* _WORK TO DO_: Reproduce the full listing below unchanged, apart from the pictures.

::::::::

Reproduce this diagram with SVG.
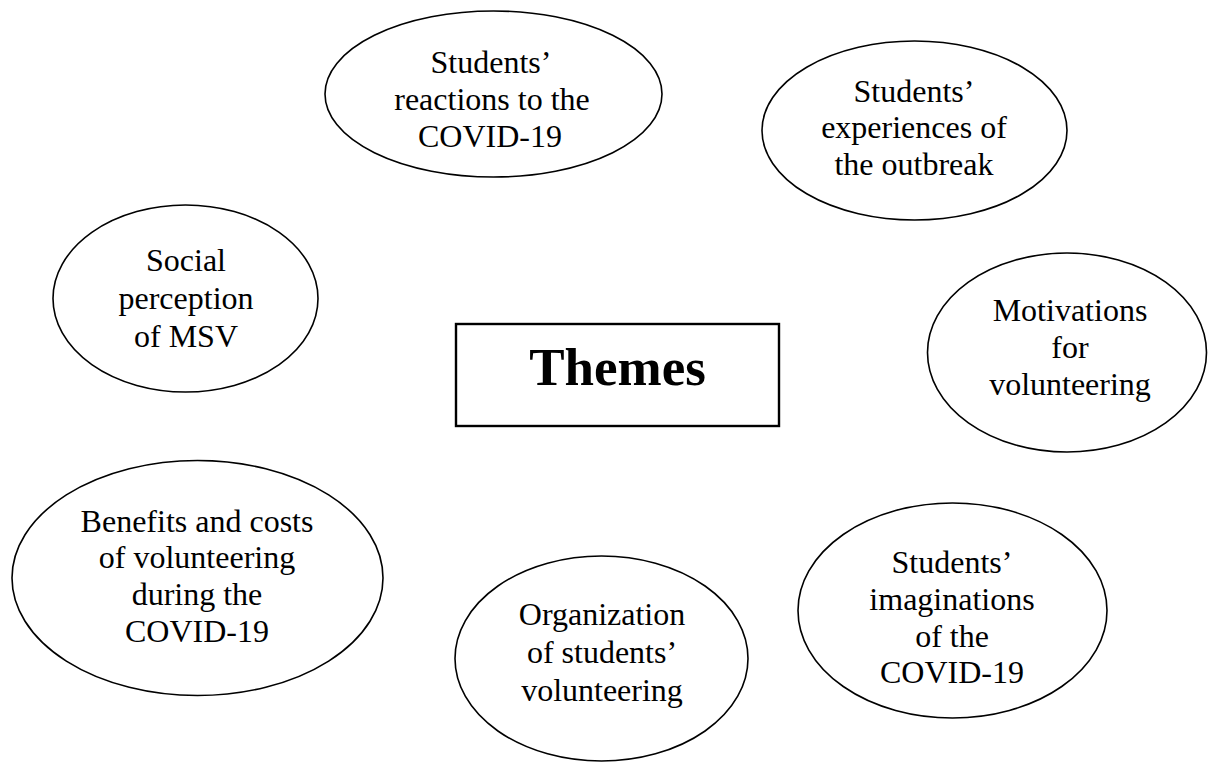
<svg xmlns="http://www.w3.org/2000/svg" width="1208" height="762" viewBox="0 0 1208 762">
<style>
.n{fill:#fff;stroke:#000;stroke-width:1.6}
.b{fill:#fff;stroke:#000;stroke-width:2.4}
.t{font-family:"Liberation Serif","Times New Roman",serif;font-size:32px;fill:#000;text-anchor:middle}
.h{font-family:"Liberation Serif","Times New Roman",serif;font-size:53px;font-weight:bold;fill:#000;text-anchor:middle}
</style>
<rect width="1208" height="762" fill="#fff"/>
<g id="connectors"></g>
<g id="themes">
<rect class="b" x="456" y="324" width="323" height="102"/>
<text class="h" x="617.5" y="385">Themes</text>
</g>
<g id="reactions">
<ellipse class="n" cx="493.5" cy="94" rx="168.5" ry="83"/>
<text class="t" x="491" y="73">Students’</text>
<text class="t" x="492" y="110">reactions to the</text>
<text class="t" x="490" y="147">COVID-19</text>
</g>
<g id="experiences">
<ellipse class="n" cx="914.5" cy="130.5" rx="152.5" ry="89.5"/>
<text class="t" x="914" y="102">Students’</text>
<text class="t" x="914" y="138">experiences of</text>
<text class="t" x="914" y="175">the outbreak</text>
</g>
<g id="social">
<ellipse class="n" cx="185.5" cy="298.5" rx="132.5" ry="93.5"/>
<text class="t" x="186" y="271">Social</text>
<text class="t" x="186" y="309">perception</text>
<text class="t" x="186" y="347">of MSV</text>
</g>
<g id="motivations">
<ellipse class="n" cx="1067" cy="352.5" rx="139.5" ry="99.5"/>
<text class="t" x="1070" y="321">Motivations</text>
<text class="t" x="1070" y="358">for</text>
<text class="t" x="1070" y="395">volunteering</text>
</g>
<g id="benefits">
<ellipse class="n" cx="197.5" cy="578" rx="185.5" ry="117.5"/>
<text class="t" x="197" y="532">Benefits and costs</text>
<text class="t" x="197" y="568">of volunteering</text>
<text class="t" x="197" y="605">during the</text>
<text class="t" x="197" y="642">COVID-19</text>
</g>
<g id="organization">
<ellipse class="n" cx="601.5" cy="658.5" rx="146.5" ry="102.5"/>
<text class="t" x="602" y="625">Organization</text>
<text class="t" x="602" y="663">of students’</text>
<text class="t" x="602" y="701">volunteering</text>
</g>
<g id="imaginations">
<ellipse class="n" cx="952.5" cy="610.5" rx="154.5" ry="107.5"/>
<text class="t" x="952" y="573">Students’</text>
<text class="t" x="952" y="610">imaginations</text>
<text class="t" x="952" y="647">of the</text>
<text class="t" x="952" y="683">COVID-19</text>
</g>
</svg>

::::::::

* _PROBLEM SOLUTION_:
Reproduce this diagram with SVG.
<svg xmlns="http://www.w3.org/2000/svg" width="1208" height="762" viewBox="0 0 1208 762">
<style>
.n{fill:#fff;stroke:#000;stroke-width:1.6}
.b{fill:#fff;stroke:#000;stroke-width:2.4}
.t{font-family:"Liberation Serif","Times New Roman",serif;font-size:32px;fill:#000;text-anchor:middle}
.h{font-family:"Liberation Serif","Times New Roman",serif;font-size:53px;font-weight:bold;fill:#000;text-anchor:middle}
</style>
<rect width="1208" height="762" fill="#fff"/>
<g id="connectors"></g>
<g id="themes">
<rect class="b" x="456" y="324" width="323" height="102"/>
<text class="h" x="617.5" y="385">Themes</text>
</g>
<g id="reactions">
<ellipse class="n" cx="493.5" cy="94" rx="168.5" ry="83"/>
<text class="t" x="491" y="73">Students’</text>
<text class="t" x="492" y="110">reactions to the</text>
<text class="t" x="490" y="147">COVID-19</text>
</g>
<g id="experiences">
<ellipse class="n" cx="914.5" cy="130.5" rx="152.5" ry="89.5"/>
<text class="t" x="914" y="102">Students’</text>
<text class="t" x="914" y="138">experiences of</text>
<text class="t" x="914" y="175">the outbreak</text>
</g>
<g id="social">
<ellipse class="n" cx="185.5" cy="298.5" rx="132.5" ry="93.5"/>
<text class="t" x="186" y="271">Social</text>
<text class="t" x="186" y="309">perception</text>
<text class="t" x="186" y="347">of MSV</text>
</g>
<g id="motivations">
<ellipse class="n" cx="1067" cy="352.5" rx="139.5" ry="99.5"/>
<text class="t" x="1070" y="321">Motivations</text>
<text class="t" x="1070" y="358">for</text>
<text class="t" x="1070" y="395">volunteering</text>
</g>
<g id="benefits">
<ellipse class="n" cx="197.5" cy="578" rx="185.5" ry="117.5"/>
<text class="t" x="197" y="532">Benefits and costs</text>
<text class="t" x="197" y="568">of volunteering</text>
<text class="t" x="197" y="605">during the</text>
<text class="t" x="197" y="642">COVID-19</text>
</g>
<g id="organization">
<ellipse class="n" cx="601.5" cy="658.5" rx="146.5" ry="102.5"/>
<text class="t" x="602" y="625">Organization</text>
<text class="t" x="602" y="663">of students’</text>
<text class="t" x="602" y="701">volunteering</text>
</g>
<g id="imaginations">
<ellipse class="n" cx="952.5" cy="610.5" rx="154.5" ry="107.5"/>
<text class="t" x="952" y="573">Students’</text>
<text class="t" x="952" y="610">imaginations</text>
<text class="t" x="952" y="647">of the</text>
<text class="t" x="952" y="683">COVID-19</text>
</g>
</svg>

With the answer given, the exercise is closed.